What needs to be done >>
From the listing below, extract every line in which the word "that" appears.

Entries with chart source code:
******
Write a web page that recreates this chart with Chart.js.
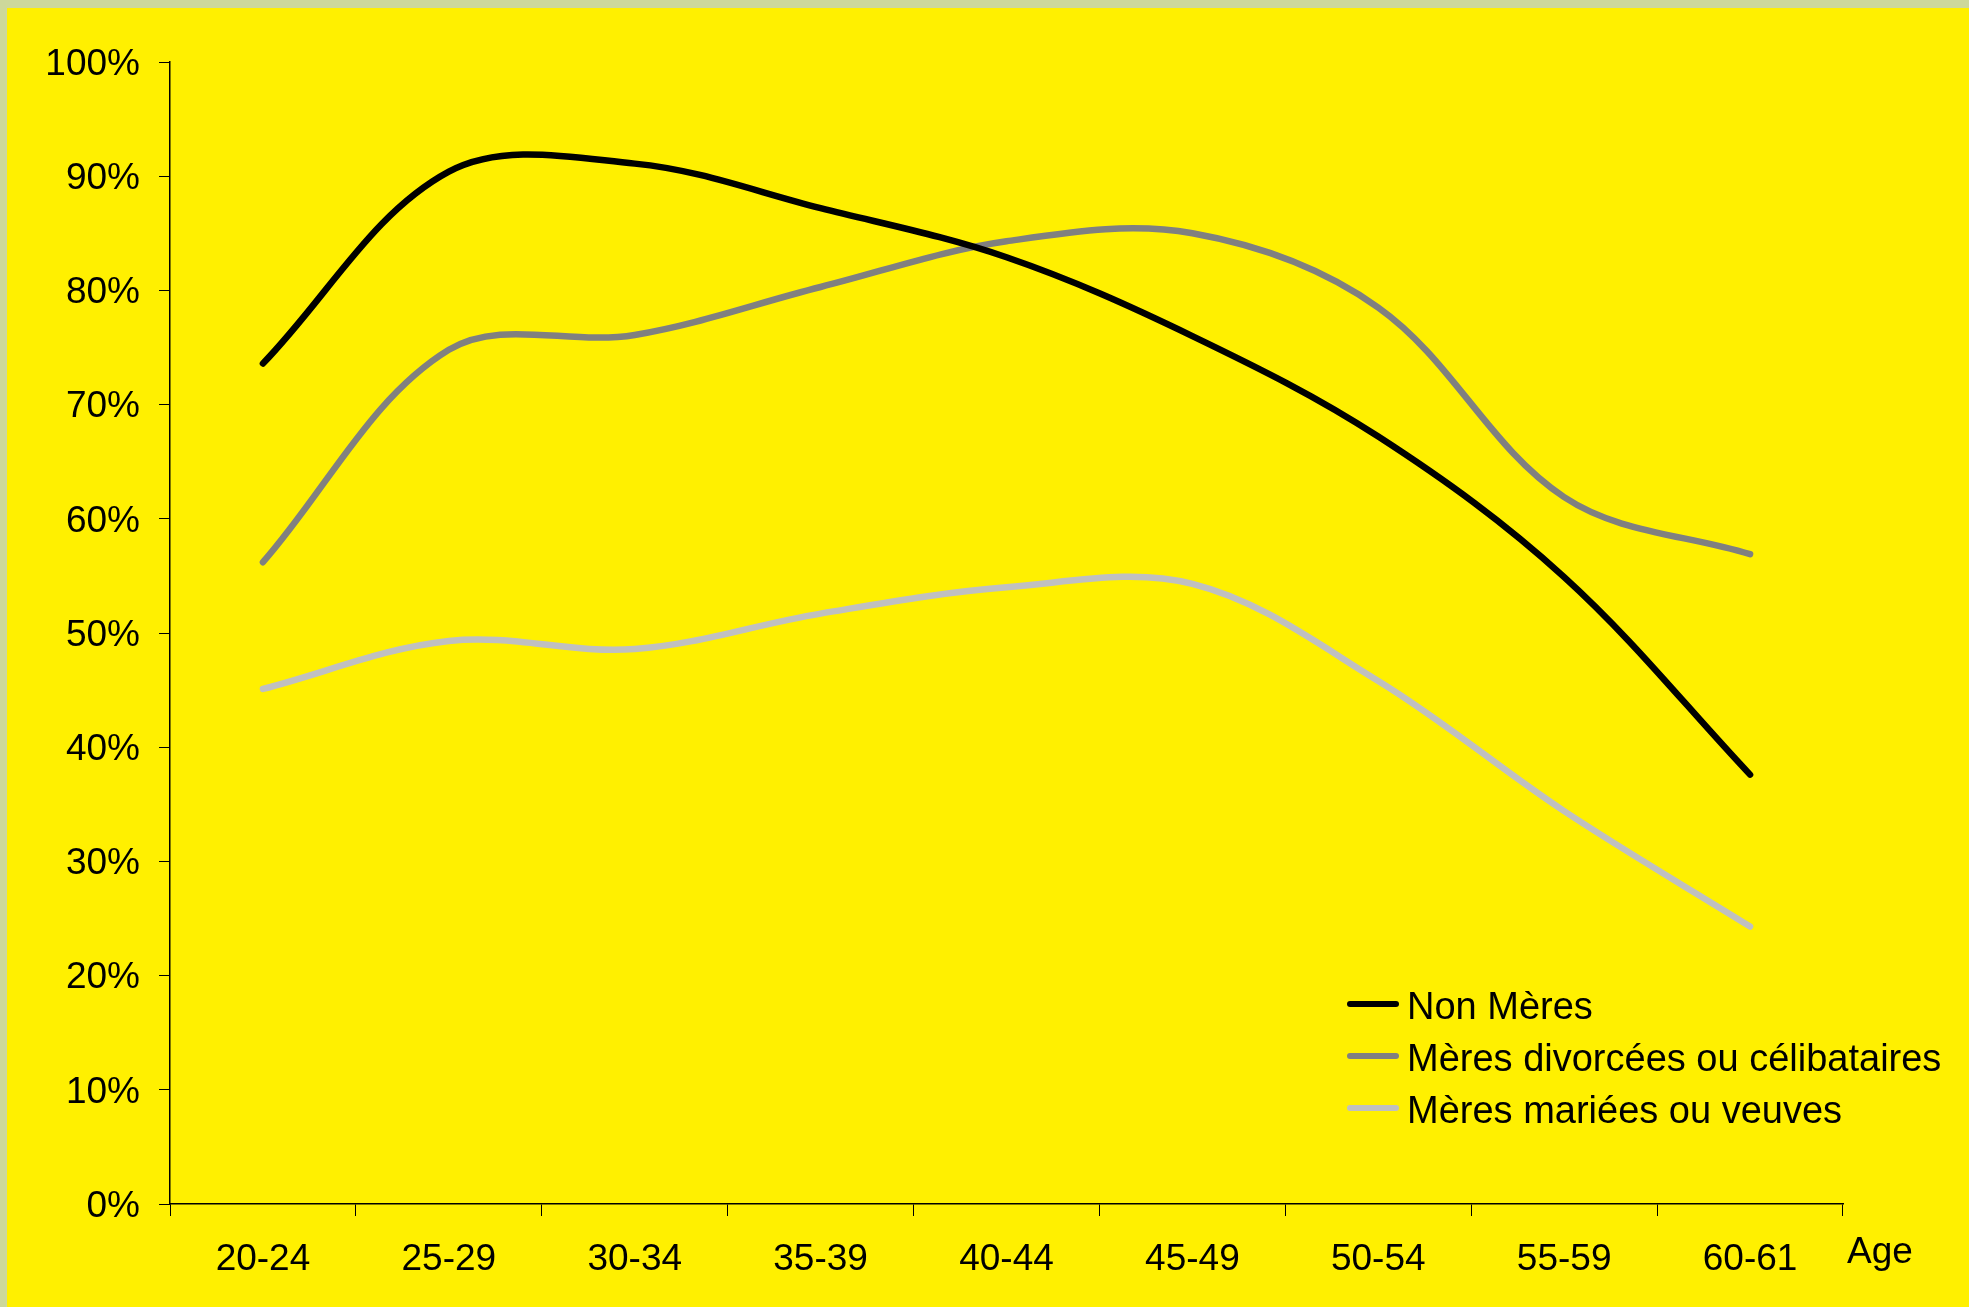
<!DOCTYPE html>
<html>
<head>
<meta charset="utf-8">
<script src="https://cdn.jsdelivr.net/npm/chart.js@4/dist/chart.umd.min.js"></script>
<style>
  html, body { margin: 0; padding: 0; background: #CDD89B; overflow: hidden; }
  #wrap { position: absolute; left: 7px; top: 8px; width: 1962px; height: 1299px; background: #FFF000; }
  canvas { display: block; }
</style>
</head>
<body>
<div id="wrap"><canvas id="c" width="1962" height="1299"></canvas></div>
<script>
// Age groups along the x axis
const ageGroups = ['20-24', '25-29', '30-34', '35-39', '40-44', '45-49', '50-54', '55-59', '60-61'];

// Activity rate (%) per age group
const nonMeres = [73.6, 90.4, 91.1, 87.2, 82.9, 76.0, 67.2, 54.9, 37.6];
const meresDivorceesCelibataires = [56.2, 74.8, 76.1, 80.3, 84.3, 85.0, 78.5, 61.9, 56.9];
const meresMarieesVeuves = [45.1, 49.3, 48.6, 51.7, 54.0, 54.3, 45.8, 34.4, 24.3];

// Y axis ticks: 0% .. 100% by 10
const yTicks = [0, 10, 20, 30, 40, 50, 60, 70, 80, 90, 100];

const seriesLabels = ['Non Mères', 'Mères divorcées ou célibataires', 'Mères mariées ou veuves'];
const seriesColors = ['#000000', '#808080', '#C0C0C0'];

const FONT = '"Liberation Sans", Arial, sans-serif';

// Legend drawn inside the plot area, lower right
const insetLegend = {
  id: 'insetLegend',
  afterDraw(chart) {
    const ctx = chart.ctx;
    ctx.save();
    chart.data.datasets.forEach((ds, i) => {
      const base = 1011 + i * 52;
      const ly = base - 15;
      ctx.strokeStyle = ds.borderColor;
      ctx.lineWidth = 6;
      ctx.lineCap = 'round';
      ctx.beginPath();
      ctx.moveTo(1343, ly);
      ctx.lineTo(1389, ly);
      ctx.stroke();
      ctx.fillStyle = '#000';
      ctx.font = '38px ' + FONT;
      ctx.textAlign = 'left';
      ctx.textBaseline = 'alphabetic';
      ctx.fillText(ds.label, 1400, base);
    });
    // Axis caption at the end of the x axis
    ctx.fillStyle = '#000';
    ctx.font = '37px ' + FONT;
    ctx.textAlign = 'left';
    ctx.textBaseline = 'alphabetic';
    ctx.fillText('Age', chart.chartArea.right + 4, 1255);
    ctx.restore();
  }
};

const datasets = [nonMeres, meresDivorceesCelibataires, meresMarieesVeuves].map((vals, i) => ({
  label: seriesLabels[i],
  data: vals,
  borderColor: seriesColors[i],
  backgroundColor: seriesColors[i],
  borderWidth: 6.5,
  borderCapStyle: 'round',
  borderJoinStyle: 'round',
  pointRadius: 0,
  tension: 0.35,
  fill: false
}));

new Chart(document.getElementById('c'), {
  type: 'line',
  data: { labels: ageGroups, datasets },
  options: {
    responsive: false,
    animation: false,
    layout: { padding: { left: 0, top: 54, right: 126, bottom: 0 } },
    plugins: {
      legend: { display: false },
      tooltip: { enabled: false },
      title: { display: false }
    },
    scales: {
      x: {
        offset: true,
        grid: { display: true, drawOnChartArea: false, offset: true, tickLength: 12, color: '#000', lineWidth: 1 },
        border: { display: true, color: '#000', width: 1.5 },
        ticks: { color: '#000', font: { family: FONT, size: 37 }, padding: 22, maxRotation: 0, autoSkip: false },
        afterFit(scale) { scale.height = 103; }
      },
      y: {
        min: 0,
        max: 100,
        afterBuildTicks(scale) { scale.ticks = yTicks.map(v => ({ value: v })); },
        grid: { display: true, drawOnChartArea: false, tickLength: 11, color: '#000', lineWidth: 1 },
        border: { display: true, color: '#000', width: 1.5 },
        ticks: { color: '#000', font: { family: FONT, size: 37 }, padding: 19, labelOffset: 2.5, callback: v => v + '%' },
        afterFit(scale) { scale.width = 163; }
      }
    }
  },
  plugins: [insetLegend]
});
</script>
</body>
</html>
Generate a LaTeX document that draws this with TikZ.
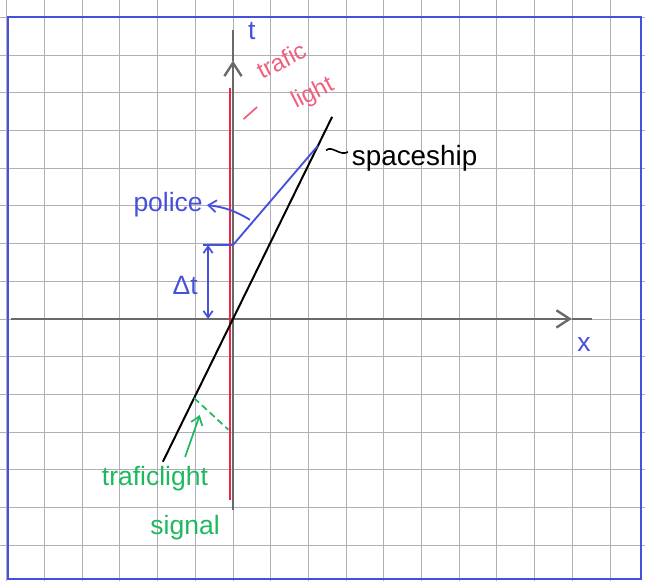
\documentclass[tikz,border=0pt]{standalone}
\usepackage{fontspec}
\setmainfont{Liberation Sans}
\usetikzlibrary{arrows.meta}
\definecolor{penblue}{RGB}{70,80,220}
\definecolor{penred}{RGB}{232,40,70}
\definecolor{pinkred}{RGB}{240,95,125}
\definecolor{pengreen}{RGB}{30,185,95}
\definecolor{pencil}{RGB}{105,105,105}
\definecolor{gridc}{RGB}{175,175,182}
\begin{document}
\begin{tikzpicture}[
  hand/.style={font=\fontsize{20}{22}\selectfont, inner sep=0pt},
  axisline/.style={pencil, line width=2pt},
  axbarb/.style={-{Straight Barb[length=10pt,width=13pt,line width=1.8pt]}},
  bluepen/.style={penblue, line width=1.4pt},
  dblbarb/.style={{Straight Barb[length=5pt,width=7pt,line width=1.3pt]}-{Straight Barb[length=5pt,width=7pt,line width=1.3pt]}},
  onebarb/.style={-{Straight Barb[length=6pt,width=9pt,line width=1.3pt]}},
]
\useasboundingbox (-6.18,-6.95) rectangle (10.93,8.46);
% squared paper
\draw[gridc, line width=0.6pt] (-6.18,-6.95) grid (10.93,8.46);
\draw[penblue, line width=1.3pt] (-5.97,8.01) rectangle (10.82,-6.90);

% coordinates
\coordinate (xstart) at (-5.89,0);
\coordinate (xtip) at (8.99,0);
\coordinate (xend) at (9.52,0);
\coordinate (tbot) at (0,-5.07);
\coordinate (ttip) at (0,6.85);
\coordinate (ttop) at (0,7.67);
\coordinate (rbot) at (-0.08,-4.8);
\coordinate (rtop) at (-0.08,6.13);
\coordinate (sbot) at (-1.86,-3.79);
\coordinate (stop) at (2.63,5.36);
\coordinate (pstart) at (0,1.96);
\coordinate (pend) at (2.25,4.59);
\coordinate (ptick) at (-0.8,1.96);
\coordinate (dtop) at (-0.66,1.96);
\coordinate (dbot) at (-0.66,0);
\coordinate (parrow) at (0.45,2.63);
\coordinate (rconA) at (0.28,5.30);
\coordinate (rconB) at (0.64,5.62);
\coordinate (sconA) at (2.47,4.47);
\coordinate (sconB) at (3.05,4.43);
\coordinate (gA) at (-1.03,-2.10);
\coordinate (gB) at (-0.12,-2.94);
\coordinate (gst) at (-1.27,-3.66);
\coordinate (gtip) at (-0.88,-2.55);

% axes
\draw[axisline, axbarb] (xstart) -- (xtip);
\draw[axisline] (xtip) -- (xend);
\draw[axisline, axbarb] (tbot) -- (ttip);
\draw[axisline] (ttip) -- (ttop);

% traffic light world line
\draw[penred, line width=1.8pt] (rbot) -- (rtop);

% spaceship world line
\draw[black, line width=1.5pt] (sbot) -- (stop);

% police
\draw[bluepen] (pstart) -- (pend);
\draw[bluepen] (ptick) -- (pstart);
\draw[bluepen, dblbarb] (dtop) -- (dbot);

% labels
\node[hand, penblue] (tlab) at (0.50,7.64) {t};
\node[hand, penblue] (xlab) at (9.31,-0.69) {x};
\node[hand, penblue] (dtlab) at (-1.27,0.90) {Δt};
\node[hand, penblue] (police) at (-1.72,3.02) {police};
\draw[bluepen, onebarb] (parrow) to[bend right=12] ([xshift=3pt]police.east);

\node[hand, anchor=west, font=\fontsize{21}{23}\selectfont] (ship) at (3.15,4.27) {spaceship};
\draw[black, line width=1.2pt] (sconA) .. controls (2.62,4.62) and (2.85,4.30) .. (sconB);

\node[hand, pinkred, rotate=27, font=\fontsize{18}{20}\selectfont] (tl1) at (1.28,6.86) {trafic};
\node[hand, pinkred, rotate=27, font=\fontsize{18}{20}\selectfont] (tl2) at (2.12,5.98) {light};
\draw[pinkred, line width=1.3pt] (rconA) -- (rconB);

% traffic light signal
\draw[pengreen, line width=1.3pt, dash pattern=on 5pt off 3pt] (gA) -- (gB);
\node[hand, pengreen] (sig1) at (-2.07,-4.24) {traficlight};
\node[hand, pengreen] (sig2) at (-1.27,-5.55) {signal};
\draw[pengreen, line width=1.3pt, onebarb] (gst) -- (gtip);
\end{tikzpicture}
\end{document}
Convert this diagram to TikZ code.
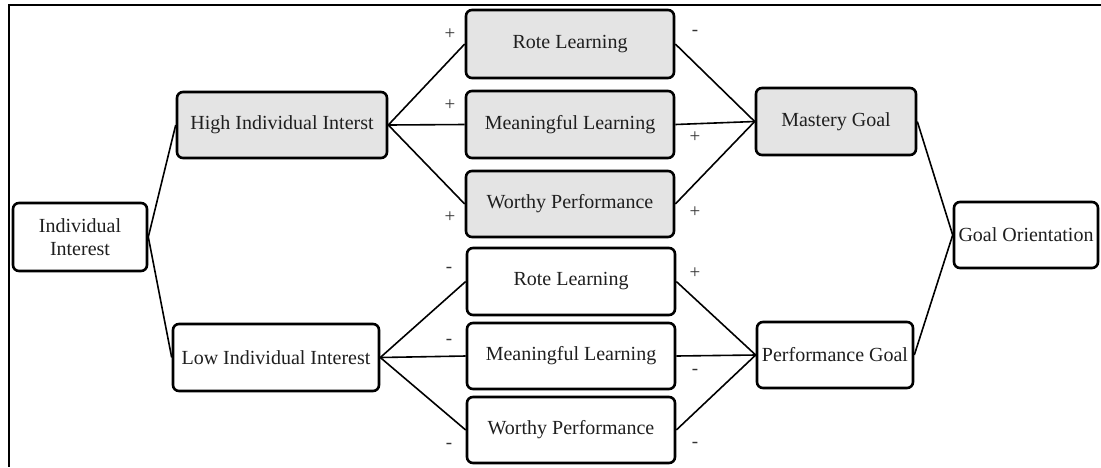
******
Worked solution >>
Write a web page that recreates this chart with Chart.js.
Generate a LaTeX document that draws this with TikZ.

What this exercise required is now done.